Eliezer: I'm glad you're finally willing to at least consider the possibility that the world can end up someplace that is neither paperclips nor singulariparadise. A few years back a friend of mine asked you on the #sl4 IRC channel "what do you need to continue your work in the event of collapse" and your response bordered on dismissive. What got you to take long-term economic slump seriously as an existential threat?
Jonathan El-Bizri: on what grounds do you assume we will have GM biofuels online in less than ten years? How much per gallon in 2009 dollars do you expect such a fuel to cost? Why?
Jes: Mad Max scenarios happen all the time. Daily life in much of sub-Saharan Africa is one big Mad Max scenario. Afghanistan is a Mad Max scenario (and was before the US invaded, and still was before the Soviets invaded). What the hunker-in-a-bunker crowd gets wrong is the transition phase: they neglect to think about what needs to happen BETWEEN now and the final descent into chaos and barbarism. What are the upper and lower bounds on how long this transition phase takes? What might be some indicators that the transition is occurring and how far along it is? Guns and canned food only become valuable asset in the late stages. Nobody seems to even ask what's a good investment in the early and middle stages of descent. If only they did, they might end up with more spending power to use on said guns and canned food in the later stages. Thoughts?
As for me, I've been paying attention to some bearish index-tracking ETFs, whose value is inversely related to the performance of the target index (e.g. SRS, SKF). Certain alternative energy companies might also be good investments, as might be railroads and their suppliers. Coal and "green" coal processing. But of course investing in individual companies or even sector tracking ETFs requires a lot more research, caveat emptor.
Here's an odd bias I notice among the AI and singularity crowd: a lot of us seem to only plan for science-fictional emergencies, and not for mundane ones like economic collapse. Why is that? Anybody else notice this?
I have no crystal ball with which to predict the Future, a confession that comes as a surprise to some journalists who interview me. Still less do I think I have the ability to out-predict markets. On every occasion when I've considered betting against a prediction market - most recently, betting against Barack Obama as President - I've been glad that I didn't. I admit that I was concerned in advance about the recent complexity crash, but then I've been concerned about it since 1994, which isn't very good market timing.
I say all this so that no one panics when I ask:
Suppose that the whole global economy goes the way of Japan (which, by the Nikkei 225, has now lost two decades).
Suppose the global economy is still in the Long Slump in 2039.
Most market participants seem to think this scenario is extremely implausible.

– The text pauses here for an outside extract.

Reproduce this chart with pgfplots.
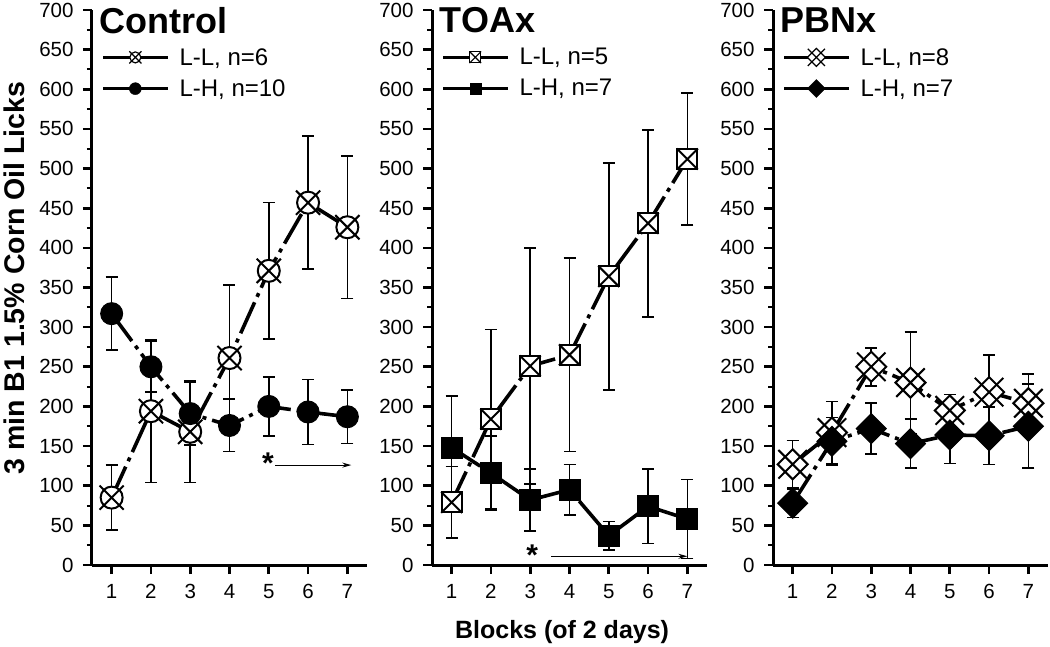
\documentclass[border=0pt]{standalone}
\usepackage{pgfplots}
\usepackage{pgfplotstable}
\pgfplotsset{compat=1.18}
\usetikzlibrary{arrows.meta}
\usepackage{fontspec}
\setmainfont{Liberation Sans}

\pgfdeclareplotmark{circlex}{%
  \pgfpathcircle{\pgfpointorigin}{\pgfplotmarksize}%
  \pgfusepathqfillstroke
  \pgfpathmoveto{\pgfqpoint{-1.1\pgfplotmarksize}{-1.1\pgfplotmarksize}}%
  \pgfpathlineto{\pgfqpoint{1.1\pgfplotmarksize}{1.1\pgfplotmarksize}}%
  \pgfpathmoveto{\pgfqpoint{-1.1\pgfplotmarksize}{1.1\pgfplotmarksize}}%
  \pgfpathlineto{\pgfqpoint{1.1\pgfplotmarksize}{-1.1\pgfplotmarksize}}%
  \pgfusepathqstroke}
\pgfdeclareplotmark{squarex}{%
  \pgfpathrectangle{\pgfqpoint{-\pgfplotmarksize}{-\pgfplotmarksize}}{\pgfqpoint{2\pgfplotmarksize}{2\pgfplotmarksize}}%
  \pgfusepathqfillstroke
  \pgfpathmoveto{\pgfqpoint{-1.05\pgfplotmarksize}{-1.05\pgfplotmarksize}}%
  \pgfpathlineto{\pgfqpoint{1.05\pgfplotmarksize}{1.05\pgfplotmarksize}}%
  \pgfpathmoveto{\pgfqpoint{-1.05\pgfplotmarksize}{1.05\pgfplotmarksize}}%
  \pgfpathlineto{\pgfqpoint{1.05\pgfplotmarksize}{-1.05\pgfplotmarksize}}%
  \pgfusepathqstroke}
\pgfdeclareplotmark{rdiamond}{%
  \pgfpathmoveto{\pgfqpoint{0pt}{\pgfplotmarksize}}%
  \pgfpathlineto{\pgfqpoint{\pgfplotmarksize}{0pt}}%
  \pgfpathlineto{\pgfqpoint{0pt}{-\pgfplotmarksize}}%
  \pgfpathlineto{\pgfqpoint{-\pgfplotmarksize}{0pt}}%
  \pgfpathclose
  \pgfusepathqfillstroke}
\pgfdeclareplotmark{diamondx}{%
  \pgfpathmoveto{\pgfqpoint{0pt}{\pgfplotmarksize}}%
  \pgfpathlineto{\pgfqpoint{\pgfplotmarksize}{0pt}}%
  \pgfpathlineto{\pgfqpoint{0pt}{-\pgfplotmarksize}}%
  \pgfpathlineto{\pgfqpoint{-\pgfplotmarksize}{0pt}}%
  \pgfpathclose
  \pgfusepathqfillstroke
  \pgfpathmoveto{\pgfqpoint{-0.95\pgfplotmarksize}{-0.95\pgfplotmarksize}}%
  \pgfpathlineto{\pgfqpoint{0.95\pgfplotmarksize}{0.95\pgfplotmarksize}}%
  \pgfpathmoveto{\pgfqpoint{-0.95\pgfplotmarksize}{0.95\pgfplotmarksize}}%
  \pgfpathlineto{\pgfqpoint{0.95\pgfplotmarksize}{-0.95\pgfplotmarksize}}%
  \pgfusepathqstroke}

\pgfplotstableread{
x y e
1 85 41
2 194 90
3 168 64
4 261 92
5 371 86
6 457 84
7 426 90
}\ctrlLL
\pgfplotstableread{
x y e
1 317 46
2 250 32
3 191 40
4 176 33
5 200 37
6 193 41
7 187 34
}\ctrlLH
\pgfplotstableread{
x y e
1 79 45
2 184 113
3 251 149
4 265 122
5 364 143
6 431 118
7 512 83
}\toaLL
\pgfplotstableread{
x y e
1 148 65
2 116 47
3 82 39
4 95 32
5 37 18
6 74 47
7 58 50
}\toaLH
\pgfplotstableread{
x y e
1 127 30
2 167 39
3 250 24
4 230 64
5 195 20
6 218 47
7 204 37
}\pbnLL
\pgfplotstableread{
x y e
1 78 18
2 156 30
3 172 32
4 153 31
5 164 36
6 163 36
7 175 53
}\pbnLH

\tikzset{ttl/.style={anchor=north west, inner sep=0pt, font=\bfseries\fontsize{36}{36}\selectfont}}

\pgfplotsset{
  panel/.style={
    anchor=south west,
    scale only axis, width=275pt, height=555pt,
    xmin=0.5, xmax=7.5, ymin=0, ymax=700,
    axis x line=bottom, axis y line=left,
    axis line style={-, line width=3pt},
    xtick={1,2,3,4,5,6,7}, ytick={0,50,...,700}, minor y tick num=1,
    tick align=outside,
    major tick length=9pt, minor tick length=5pt,
    every major tick/.style={black, line width=2.6pt},
    every minor tick/.style={black, line width=2pt},
    tick label style={font=\fontsize{20.5}{20.5}\selectfont},
    xticklabel style={yshift=-7pt},
    yticklabel style={xshift=-6pt},
    /pgf/number format/assume math mode=true,
    clip=false,
    legend style={anchor=north west, draw=none, fill=none,
      font=\fontsize{24}{24}\selectfont, row sep=9pt, inner sep=0pt},
    legend cell align=left,
    legend image code/.code={%
      \draw[##1, line width=3pt, solid] (0pt,0pt) -- (65pt,0pt);
      \draw[##1, solid] plot coordinates {(32pt,0pt)};
      \path (74pt,0pt);},
  },
  errs/.style={draw=none, mark=none, forget plot,
    error bars/.cd, y dir=both, y explicit,
    error mark options={rotate=90, mark size=6pt, line width=1.6pt, draw=black, solid},
    error bar style={line width=1.6pt, draw=black, solid}},
  ln/.style={black, line width=3.6pt, dash pattern=on 34pt off 6pt on 4pt off 6pt, forget plot},
}

\begin{document}
\begin{tikzpicture}
\useasboundingbox (0,0) rectangle (1050pt,646pt);

% ---------------- Control
\begin{axis}[panel, at={(92pt,81pt)},
  ylabel={\bfseries 3 min B1 1.5\% Corn Oil Licks},
  ylabel style={at={(axis description cs:-0.284,0.517)}, anchor=center, font=\fontsize{28.5}{28.5}\selectfont},
  legend style={at={(rel axis cs:0.035,0.935)}}]
\addplot[errs] table[x=x, y=y, y error=e]{\ctrlLL};
\addplot[errs] table[x=x, y=y, y error=e]{\ctrlLH};
\addplot[ln, mark=circlex, mark size=11pt, mark options={solid, fill=white, line width=2pt}] table[x=x, y=y]{\ctrlLL};
\addplot[ln, mark=*, mark size=11pt, mark options={solid, fill=black, line width=1pt}] table[x=x, y=y]{\ctrlLH};
\addlegendimage{black, mark=circlex, mark size=5.5pt, mark options={fill=white, line width=1.2pt}}
\addlegendentry{L-L, n=6}
\addlegendimage{black, mark=*, mark size=6pt, mark options={fill=black}}
\addlegendentry{L-H, n=10}
\node[ttl] at (rel axis cs:0.028,1.005) {Control};
\node[font=\bfseries\fontsize{30}{30}\selectfont] at (axis cs:4.98,128) {*};
\draw[line width=1pt, -{Stealth[length=9pt, width=5pt]}] (axis cs:5.17,126) -- (axis cs:7.1,126);
\end{axis}

% ---------------- TOAx
\begin{axis}[panel, at={(432pt,81pt)},
  xlabel={\bfseries Blocks (of 2 days)},
  xlabel style={at={(axis description cs:0.473,-0.121)}, anchor=center, font=\fontsize{25}{25}\selectfont},
  legend style={at={(rel axis cs:0.035,0.935)}}]
\addplot[errs] table[x=x, y=y, y error=e]{\toaLL};
\addplot[errs] table[x=x, y=y, y error=e]{\toaLH};
\addplot[ln, mark=squarex, mark size=10pt, mark options={solid, fill=white, line width=2pt}] table[x=x, y=y]{\toaLL};
\addplot[ln, mark=square*, mark size=10.5pt, mark options={solid, fill=black, line width=1pt}] table[x=x, y=y]{\toaLH};
\addlegendimage{black, mark=squarex, mark size=5.5pt, mark options={fill=white, line width=1.2pt}}
\addlegendentry{L-L, n=5}
\addlegendimage{black, mark=square*, mark size=5.5pt, mark options={fill=black}}
\addlegendentry{L-H, n=7}
\node[ttl] at (rel axis cs:0.028,1.005) {TOAx};
\node[font=\bfseries\fontsize{30}{30}\selectfont] at (axis cs:3.05,12) {*};
\draw[line width=1pt, -{Stealth[length=9pt, width=5pt]}] (axis cs:3.53,11) -- (axis cs:7.0,11);
\end{axis}

% ---------------- PBNx
\begin{axis}[panel, at={(773pt,81pt)},
  legend style={at={(rel axis cs:0.035,0.935)}}]
\addplot[errs] table[x=x, y=y, y error=e]{\pbnLL};
\addplot[errs] table[x=x, y=y, y error=e]{\pbnLH};
\addplot[ln, mark=diamondx, mark size=15pt, mark options={solid, fill=white, line width=2pt}] table[x=x, y=y]{\pbnLL};
\addplot[ln, mark=rdiamond, mark size=15pt, mark options={solid, fill=black, line width=1pt}] table[x=x, y=y]{\pbnLH};
\addlegendimage{black, mark=diamondx, mark size=9pt, mark options={fill=white, line width=1.2pt}}
\addlegendentry{L-L, n=8}
\addlegendimage{black, mark=rdiamond, mark size=9pt, mark options={fill=black}}
\addlegendentry{L-H, n=7}
\node[ttl] at (rel axis cs:0.028,1.005) {PBNx};
\end{axis}
\end{tikzpicture}
\end{document}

Is there a simple way to bet on it at a very low price?
If most traders act as if this scenario has a probability of 1%, is there a simple bet, executable using an ordinary brokerage account, that pays off 100 to 1?
Why do I ask? Well... in general, it seems to me that other people are not pessimistic enough; they prefer not to stare overlong or overhard into the dark; and they attach too little probability to things operating in a mode outside their past experience.
But in this particular case, the question is motivated by my thinking, "Conditioning on the proposition that the Earth as we know it is still here in 2040, what might have happened during the preceding thirty years?"
There are many possible answers to this question, but one answer might take the form of significantly diminished investment in research and development, which in turn might result from a Long Slump.
So - given the way in which the question arises - I know nothing about this hypothetical Long Slump, except that it diminished investment in R&D in general, and computing hardware and computer science in particular.
The Long Slump might happen for roughly Japanese reasons. It might happen because the global financial sector stays screwed up forever. It might happen due to a gentle version of Peak Oil (a total crash would require a rather different "investment strategy"). It might happen due to deglobalization. Given the way in which the question arises, the only thing I want to assume is global stagnation for thirty years, saying nothing burdensome about the particular causes.
What would be the most efficient way to bet on that, requiring the least initial investment for the highest and earliest payoff under the broadest Slump conditions?